Boker attributes the changing features of the Australian university landscape to the following:
- greater access to education and knowledge;
- increased global competition for students;
- a tougher funding climate;
- the massive and wide-ranging impact of online delivery models;
- global mobility of students, professors, and education brands;
- progressively deeper collaboration between universities and industry.
He points out that digital technologies have quite simply transformed almost every other industry and that higher education is next. As ICEF Monitor articles have been illustrating all year, for some players at least it may not be so much a case of “next” as it is “now.”
Which new model will define your business?
The typical university in Australia, explains the Ernst & Young report, is quite generalist in nature, appealing to a wide range of students and offering a wide range of programmes and courses. It prioritises campus offerings and the campus experience, though it may now be offering online and/or international complements to campus-based learning and administration.
As for what this typical university might evolve into – or compete against in the not-so-distant future – the report lays out three models:
- “Streamlined Status Quo” – Established universities that “continue to operate as broad-based teaching and research institutions, but that will progressively transform the way they deliver their services and administer their organisations — with major implications for the way they engage with students, government, industry stakeholders, TAFEs, secondary schools, and the community.”
- “Niche Dominators” – Established universities and new entrants that “fundamentally reshape and refine the range of services and markets they operate in, targeting particular ‘customer’ segments with tailored education, research and related services – with a concurrent shift in the business model, organisation and operations.”
- “Transformers” – Private providers and new entrants that “carve out new positions in the ‘traditional’ sector and also create new market spaces that merge parts of the higher education sector with other sectors, such as media, technology, innovation, venture capital and the like.
These models all represent a variation of one degree or another on the traditional and still most common model.
Streamlined Status Quo
The “Streamlined Status Quo” comprises those universities that, after a serious critical look at their operations and revenue streams, will continue to cater to a multifaceted student segment but will:
- cut out unprofitable disciplines and possibly merge smaller disciplines with competitor institutions to achieve scale;
- invest significantly in digital sales and delivery models;
- partner with public and private institutions – higher education providers, TAFEs, secondary schools, or industry partners – to deliver programmes more effectively and/or to new markets;
- outsource administrative functions or share these with similar institutions to drive down costs and/or achieve efficiencies.
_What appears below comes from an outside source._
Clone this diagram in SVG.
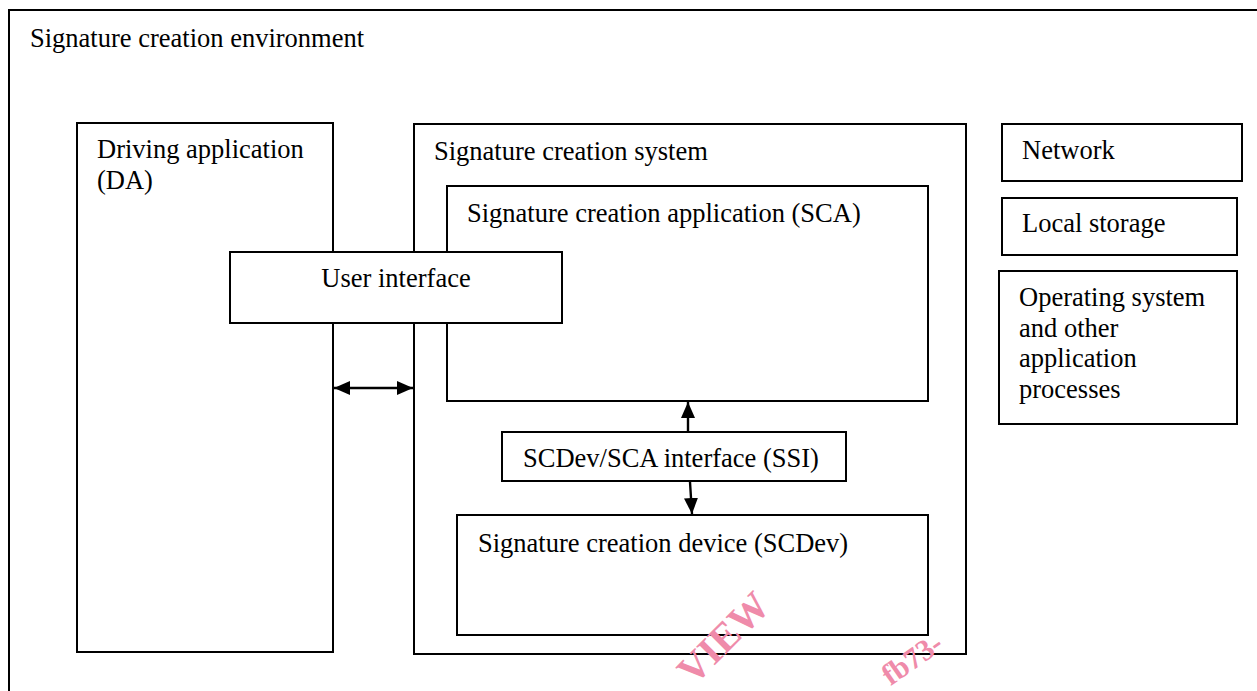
<svg xmlns="http://www.w3.org/2000/svg" width="1257" height="691" viewBox="0 0 1257 691">
<style>
.box{fill:#fff;stroke:#000;stroke-width:2}
.t{font-family:"Liberation Serif","Times New Roman",serif;font-size:26.5px;fill:#000}
.wm{font-family:"Liberation Serif","Times New Roman",serif;font-weight:bold;fill:#EF8BAA}
.c{stroke:#000;stroke-width:2.4;fill:none}
</style>
<defs>
<marker id="ah" viewBox="0 0 16 14" refX="16" refY="7" markerWidth="16" markerHeight="14" markerUnits="userSpaceOnUse" orient="auto-start-reverse">
<path d="M0,0 L16,7 L0,14 Z" fill="#000"/>
</marker>
</defs>
<rect width="1257" height="691" fill="#fff"/>
<g id="env">
<rect class="box" x="9" y="10" width="1260" height="700"/>
<text class="t" x="30" y="47">Signature creation environment</text>
</g>
<g id="da">
<rect class="box" x="77" y="123" width="256" height="529"/>
<text class="t" x="97" y="158">Driving application</text>
<text class="t" x="97" y="189">(DA)</text>
</g>
<g id="scs">
<rect class="box" x="414" y="124" width="552" height="530"/>
<text class="t" x="434" y="160">Signature creation system</text>
</g>
<g id="sca">
<rect class="box" x="447" y="186" width="481" height="215"/>
<text class="t" x="467" y="222">Signature creation application (SCA)</text>
</g>
<g id="ui">
<rect class="box" x="230" y="252" width="332" height="71"/>
<text class="t" x="396" y="287" text-anchor="middle">User interface</text>
</g>
<g id="ssi">
<rect class="box" x="502" y="432" width="344" height="49"/>
<text class="t" x="523" y="467">SCDev/SCA interface (SSI)</text>
</g>
<g id="scdev">
<rect class="box" x="457" y="515" width="471" height="120"/>
<text class="t" x="478" y="552">Signature creation device (SCDev)</text>
</g>
<g id="network">
<rect class="box" x="1002" y="124" width="240" height="57"/>
<text class="t" x="1022" y="159">Network</text>
</g>
<g id="storage">
<rect class="box" x="1002" y="198" width="235" height="57"/>
<text class="t" x="1022" y="232">Local storage</text>
</g>
<g id="os">
<rect class="box" x="999" y="271" width="238" height="153"/>
<text class="t" x="1019" y="306">Operating system</text>
<text class="t" x="1019" y="337">and other</text>
<text class="t" x="1019" y="367">application</text>
<text class="t" x="1019" y="398">processes</text>
</g>
<g id="connectors">
<line class="c" x1="334" y1="388" x2="413" y2="388" marker-start="url(#ah)" marker-end="url(#ah)"/>
<line class="c" x1="688" y1="431" x2="688" y2="402" marker-end="url(#ah)"/>
<line class="c" x1="690" y1="482" x2="692" y2="514" marker-end="url(#ah)"/>
</g>
<g id="watermark">
<text class="wm" font-size="40" transform="translate(772,608) rotate(-45)" text-anchor="end">VIEW</text>
<text class="wm" font-size="30" transform="translate(945,648) rotate(-35)" text-anchor="end">fb73-</text>
</g>
</svg>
Basically, this model is the bare minimum Ernst & Young advise universities adopting; the report argues that “most universities have ample scope to streamline their business and operations” and says that most currently carry excessive support staff overheads.
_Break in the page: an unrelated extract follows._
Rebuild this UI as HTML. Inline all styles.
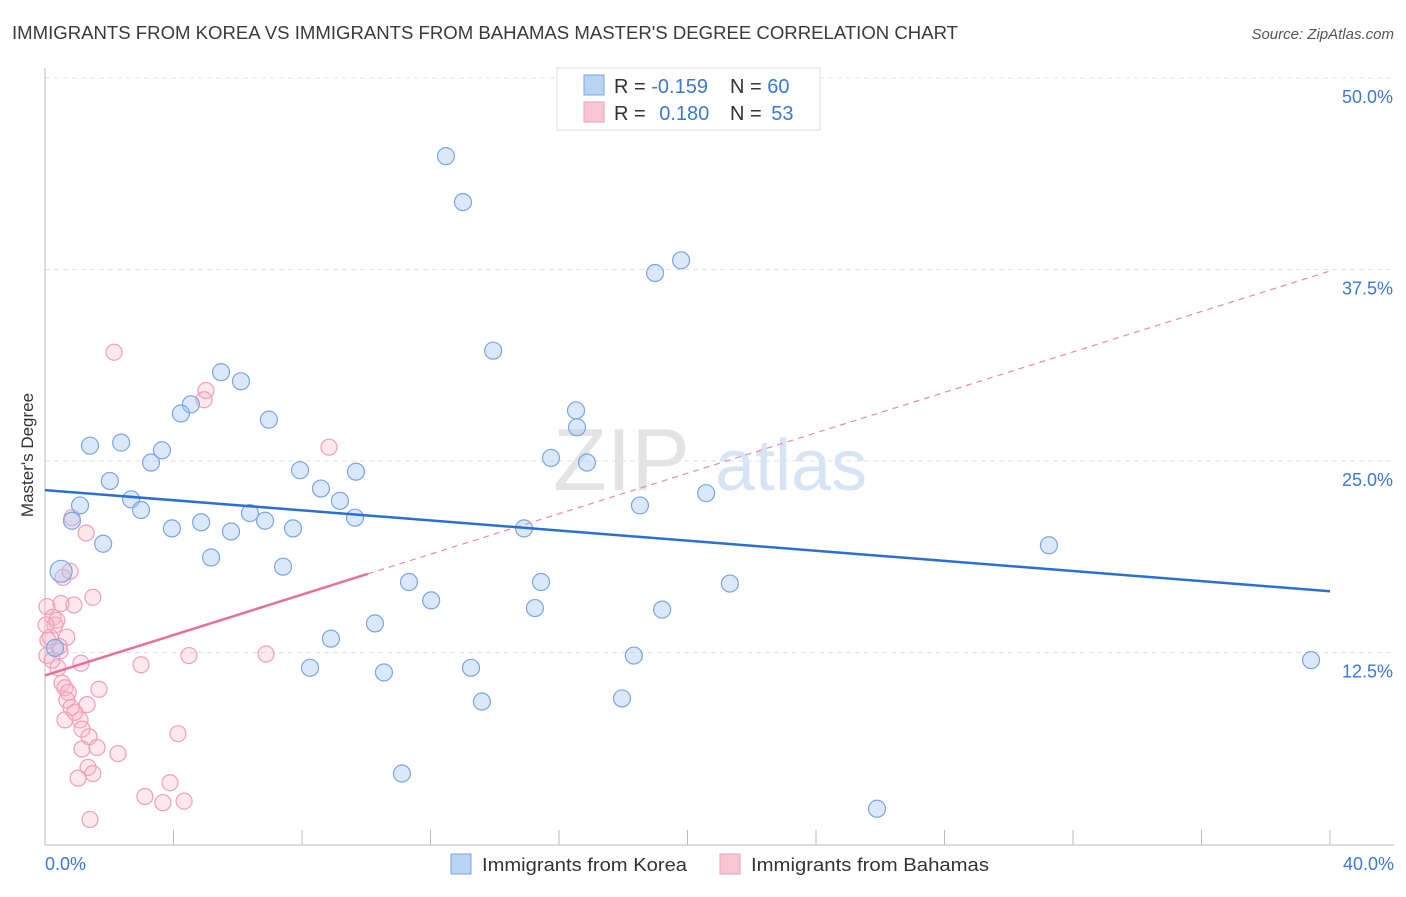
<!DOCTYPE html>
<html><head><meta charset="utf-8"><style>
body{margin:0;background:#fff;font-family:"Liberation Sans",sans-serif;}
svg text{font-family:"Liberation Sans",sans-serif;}
</style></head><body>
<svg id="chart" width="1406" height="892" xmlns="http://www.w3.org/2000/svg">
<text x="12" y="39" font-size="18" fill="#3a3a3a" textLength="946" lengthAdjust="spacingAndGlyphs">IMMIGRANTS FROM KOREA VS IMMIGRANTS FROM BAHAMAS MASTER'S DEGREE CORRELATION CHART</text>
<text x="1394" y="39" font-size="15" fill="#555" text-anchor="end" font-style="italic">Source: ZipAtlas.com</text>
<g id="grid"></g>
<g><text x="553" y="490" font-size="88" fill="#e4e4e4" font-family="Liberation Serif,serif">ZIP</text><text x="715" y="490" font-size="72" fill="#d6e4f5">atlas</text></g>
<g id="axes"></g>
<g id="marks"></g>
<text transform="translate(33,455) rotate(-90)" font-size="17" fill="#333" text-anchor="middle">Master's Degree</text>
<text x="45" y="870" font-size="18" fill="#3b78d8">0.0%</text>
<text x="1394" y="870" font-size="18" fill="#3b78d8" text-anchor="end">40.0%</text>
<g>
<rect x="557" y="68" width="263" height="62" fill="#fff" stroke="#ddd"/>
<rect x="584" y="75" width="20" height="20" fill="#b9d3f3" stroke="#7aa6e0"/>
<rect x="584" y="102" width="20" height="20" fill="#f9c6d4" stroke="#ef9fb8"/>
<text x="614" y="93" font-size="20" fill="#333">R = <tspan fill="#3b78d8">-0.159</tspan></text>
<text x="730" y="93" font-size="20" fill="#333">N = <tspan fill="#3b78d8">60</tspan></text>
<text x="614" y="120" font-size="20" fill="#333">R = <tspan fill="#3b78d8" dx="8">0.180</tspan></text>
<text x="730" y="120" font-size="20" fill="#333">N = <tspan fill="#3b78d8" dx="4">53</tspan></text>
</g>
<g>
<rect x="451" y="854" width="20" height="20" fill="#b9d3f3" stroke="#7aa6e0"/>
<text x="482" y="871" font-size="18" fill="#333" textLength="205" lengthAdjust="spacingAndGlyphs">Immigrants from Korea</text>
<rect x="720" y="854" width="20" height="20" fill="#f9c6d4" stroke="#ef9fb8"/>
<text x="751" y="871" font-size="18" fill="#333" textLength="238" lengthAdjust="spacingAndGlyphs">Immigrants from Bahamas</text>
</g>
</svg>
<script>
const yTicks=[12.5,25,37.5,50];
const yTickLabels=["12.5%","25.0%","37.5%","50.0%"];
const xTicks=[0,4,8,12,16,20,24,28,32,36,40];
const koreaX=[12.48,13.01,18.99,19.8,13.95,5.48,6.1,4.54,4.23,6.97,16.53,16.56,1.4,2.37,3.64,3.3,15.75,16.87,7.94,9.68,2.02,2.68,8.59,9.18,1.09,2.99,6.38,6.85,9.65,0.84,4.86,3.95,5.79,7.72,14.91,18.52,20.58,1.81,5.17,0.5,7.41,11.33,15.44,21.32,12.02,15.25,19.21,10.27,8.9,18.33,8.25,10.55,13.26,13.6,17.96,11.11,25.9,31.25,39.41,0.31];
const koreaY=[44.9,41.9,37.27,38.1,32.2,30.8,30.2,28.7,28.1,27.7,28.3,27.2,26.0,26.2,25.7,24.9,25.2,24.9,24.4,24.3,23.7,22.5,23.2,22.4,22.1,21.8,21.6,21.1,21.3,21.1,21.0,20.6,20.4,20.6,20.6,22.1,22.9,19.6,18.7,17.8,18.1,17.1,17.1,17.0,15.9,15.4,15.3,14.4,13.4,12.3,11.5,11.2,11.5,9.3,9.5,4.6,2.3,19.5,12.0,12.8];
const bahamasX=[2.15,5.01,4.95,8.84,1.28,0.84,0.78,0.56,0.06,0.5,0.9,1.49,0.25,0.31,0.16,0.68,0.44,0.06,0.47,1.12,2.99,4.48,6.88,0.4,0.53,0.62,0.72,1.68,0.68,0.81,1.09,0.62,1.15,1.37,4.14,1.15,1.62,2.27,1.34,1.49,1.03,3.89,3.11,3.67,4.33,1.4,0.09,0.22,0.93,1.31,0.37,0.03];
const bahamasY=[32.1,29.6,29.0,25.9,20.3,21.3,17.8,17.4,15.5,15.7,15.6,16.1,14.8,14.3,13.5,13.5,12.9,12.3,12.6,11.8,11.7,12.3,12.4,11.5,10.5,10.2,9.9,10.1,9.4,8.9,8.1,8.1,7.5,7.0,7.2,6.2,6.3,5.9,5.0,4.6,4.3,4.0,3.1,2.7,2.8,1.6,13.3,12.0,8.6,9.1,14.6,14.3];
const koreaTrend=[23.1,16.5];
const bahamasTrend=[11.0,37.4];
const bahamasSolidEnd=10.05;

const NS="http://www.w3.org/2000/svg";
const X=v=>45+v*(1285/40);
const Y=v=>844-v*(766/50);
function mk(tag,attrs,parent){const e=document.createElementNS(NS,tag);for(const k in attrs)e.setAttribute(k,attrs[k]);parent.appendChild(e);return e;}
const grid=document.getElementById('grid'),axes=document.getElementById('axes'),marks=document.getElementById('marks');
yTicks.forEach((t,i)=>{
 const l=mk('line',{x1:45,x2:1394,y1:Y(t),y2:Y(t),stroke:'#e2e2e2','stroke-dasharray':'5,4'},grid);
 
 
 const tx=mk('text',{x:1393,y:Y(t)+25,'font-size':18,fill:'#3b78d8','text-anchor':'end'},axes);
 tx.textContent=yTickLabels[i];
 
 
});
const yl=mk('line',{x1:45,x2:45,y1:68,y2:845,stroke:'#bbb'},axes);


const xl=mk('line',{x1:45,x2:1394,y1:845,y2:845,stroke:'#bbb'},axes);


xTicks.forEach(t=>{
 const l=mk('line',{x1:X(t),x2:X(t),y1:830,y2:845,stroke:'#bbb'},axes);
 
 
});
bahamasX.forEach((v,i)=>{
 const c=mk('circle',{cx:X(v),cy:Y(bahamasY[i]),r:8,fill:'rgba(248,180,200,0.3)',stroke:'#f0a0b8','stroke-width':1.2},marks);
 
 
});
koreaX.forEach((v,i)=>{
 const c=mk('circle',{cx:X(v),cy:Y(koreaY[i]),r:i==39?11:8.5,fill:'rgba(165,198,240,0.4)',stroke:'#7aa6e0','stroke-width':1.2},marks);
 
 
});
const bAt=v=>bahamasTrend[0]+(bahamasTrend[1]-bahamasTrend[0])*v/40;
const d1=mk('line',{x1:X(bahamasSolidEnd),y1:Y(bAt(bahamasSolidEnd)),x2:X(40),y2:Y(bahamasTrend[1]),stroke:'#ec8aa8','stroke-width':1.2,'stroke-dasharray':'6,5'},marks);


const d2=mk('line',{x1:X(0),y1:Y(bahamasTrend[0]),x2:X(bahamasSolidEnd),y2:Y(bAt(bahamasSolidEnd)),stroke:'#e8709a','stroke-width':2.5},marks);


const k=mk('line',{x1:X(0),y1:Y(koreaTrend[0]),x2:X(40),y2:Y(koreaTrend[1]),stroke:'#2a6fd6','stroke-width':2.5},marks);


</script>
</body></html>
The “Niche Dominator“ constitutes a more aggressive realignment, wherein a university constrains itself to:
- only certain market segments (the report offers mature-age distance learning students as an example);
- only certain programme disciplines (the report offers the UK’s BPP University College, a for-profit offering only profession-based programmes in accounting, banking and finance, law, marketing, and human resources, as an example).
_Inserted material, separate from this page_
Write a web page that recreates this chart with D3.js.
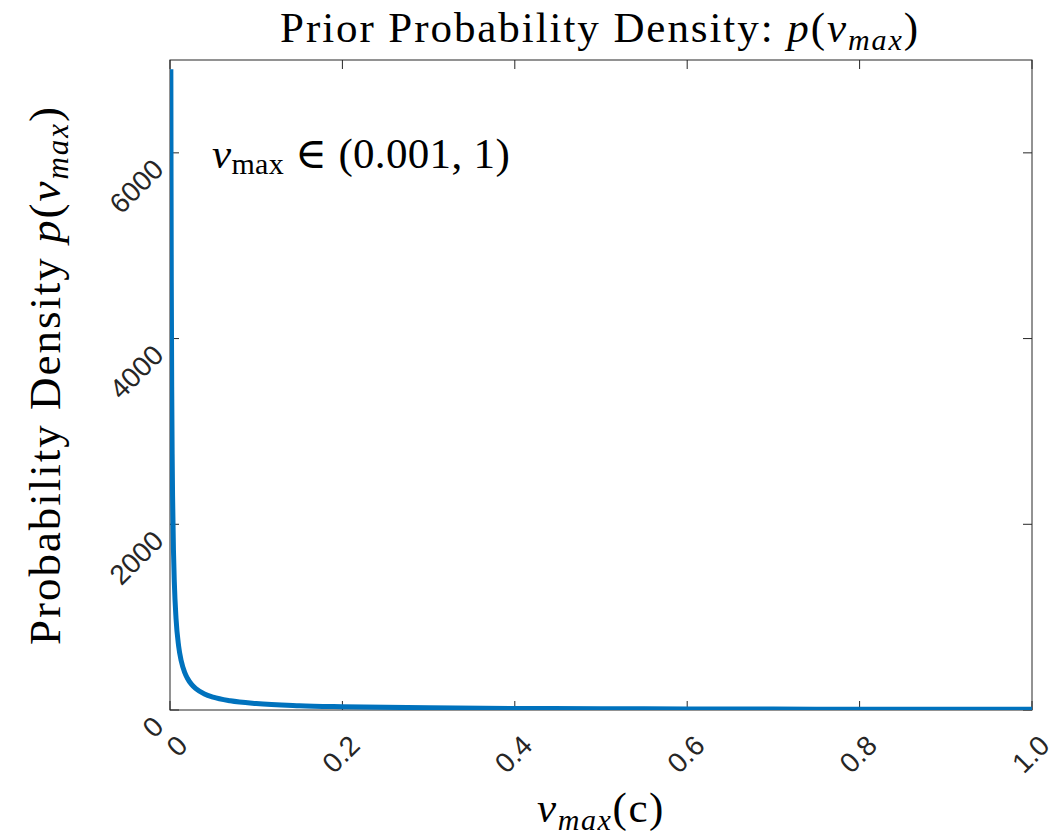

“Niche Dominator” institutions will often be for-profit and private (but not necessarily so) and have “deep alliances” with industry in their chosen fields. They will also have streamlined back office operations.
The report acknowledges that some of those interviewed for the research upon which it is based raised issues of scale as a possible hindrance to this model becoming widely adopted, “citing 20–25,000 students as a base number to maintain an economically viable university.” But Ernst & Young see this particular problem arising only if a university didn’t first streamline its operations and make more use of its asset base.
It stands to reason that the “Niche Dominator” model is for those who have established strengths in certain areas and who are confident enough in these – and their marketing and revenue potential – to drop other areas that might distract from them. Institutions that go this way will likely be aiming for a leadership position in the given niche, as there will be less room in a tighter category.
“Transformers,” meanwhile, will be the direct result of all the disruption we’ve seen across the global higher education landscape this year, begun largely by the entrance of MOOCs via collaborative networks like Coursera. The “Transformer” basically blows up the idea of education as a discrete segment, and instead looks at market needs (e.g., distance education, free education, and customisable, customer-driven education such as degrees from various institutions with different specialties) and builds educational “products” from there, via whatever means appear most effective.
Ersnt & Young say the model is not something a university can morph into by itself, but rather something it can be part of by defining itself as an “innovator” and strategically aligning with other institutions and entities both within and outside the educational realm proper. According to the report, innovators:
- extend the definition of a higher education ‘customer’ to include content wholesalers, content consumers, financiers, employers and parents;
- disaggregate the value chain to create new areas of specialisation, such as content aggregation, mass distribution, assessment and certification;
- combine traditional education services with services in related industries,such as media and entertainment, financial services and venture capital;
- build a sales model that is predominantly digital and build delivery models that combine digital services and specialist ‘face to face’ services sourced from partners;
- outsource student services,while retaining ownership of their customer relationships, using cloud-based customer relationship management tools and techniques;
- outsource their full suite of back-office functions.
The report imagines the “Transformer model will be led by private providers and new entrants” but notes that “savvy universities will seek to create value in this space in partnership with private providers and new entrants … universities are uniquely positioned to bring credibility and to act as curators of content.”
It says the challenge for public universities will be to “cut the right deal” and imagines an increasing role for consortia.
The report asks its readers:
What impact will innovation and new models in higher education have on your institution? What opportunities will they open up?
The time horizon set out in the Ernst & Young report makes these questions seem rather pressing. Perhaps the larger question for many education leaders is to what extent the future foreseen in the Australian report matches up with the future they anticipate, and to what extent – and how quickly – their individual institutions can adapt.